[St. Pachomius Library]

Bad Gandersheim

City in the Harz Mountains of Germany, built around a women's monastery which figured prominently in one of the last concerted efforts to keep the West Orthodox.

The Community of Saints Anastasius and Innocent of Rome was founded in the mid-IX Century by Duke Liudolf of Saxony and his wife Odo; the first three abbesses were their daughters. In the X Century, Gandersheim was a major centre of the "Ottonian Renaissance", the heroic but doomed attempt of the Greek-born Empress Theophano and her father-in-law, husband, and son (the three Emperors Otto) to Byzantinise the Western Empire and Church. Gerberga II, abbess from 959-1001, was one of the leaders of this project; daughter of the powerful Duke Henry of Bavaria, she had spent years in Constantinople as the fianceé of a Greek prince before embracing monastic life. Both she and her sister Hedwig, also a nun at Gandersheim, spoke Greek, and the monastery became a major conduit of Eastern culture into Germany as well as a cultural centre in its own right. During this period, the Gandersheim nun Roswitha wrote poetry and plays, many on specifically Eastern Orthodox themes, which are regarded as the beginning of mediæval German literature. There was also apparently contact with the Slavic world; a glagolitic alphabet is copied onto the back of one of Roswitha's manuscripts.

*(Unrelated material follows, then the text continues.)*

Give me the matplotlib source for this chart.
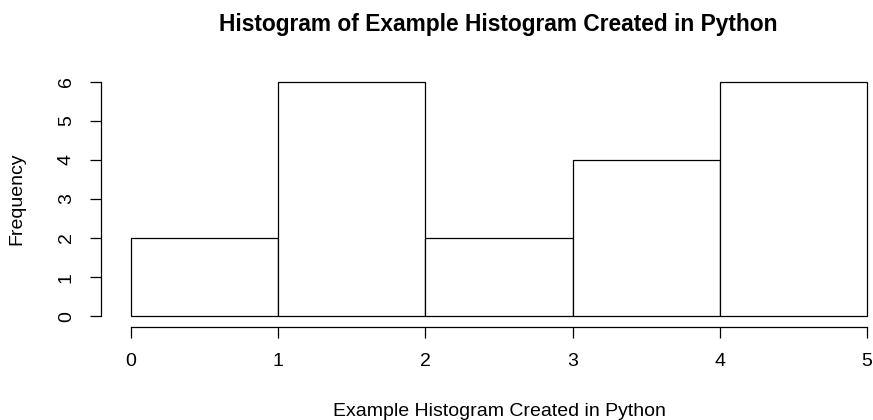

Although its cultural importance declined after the Schism, Gandersheim continued to function as a monastically ruled principality with its own army, money, and representation in the Imperial Diet all through the Middle Ages and (strangely) even under the rule of Protestant "abbesses" up until the final disintegration of the Holy Roman Empire in the Napoleonic Wars.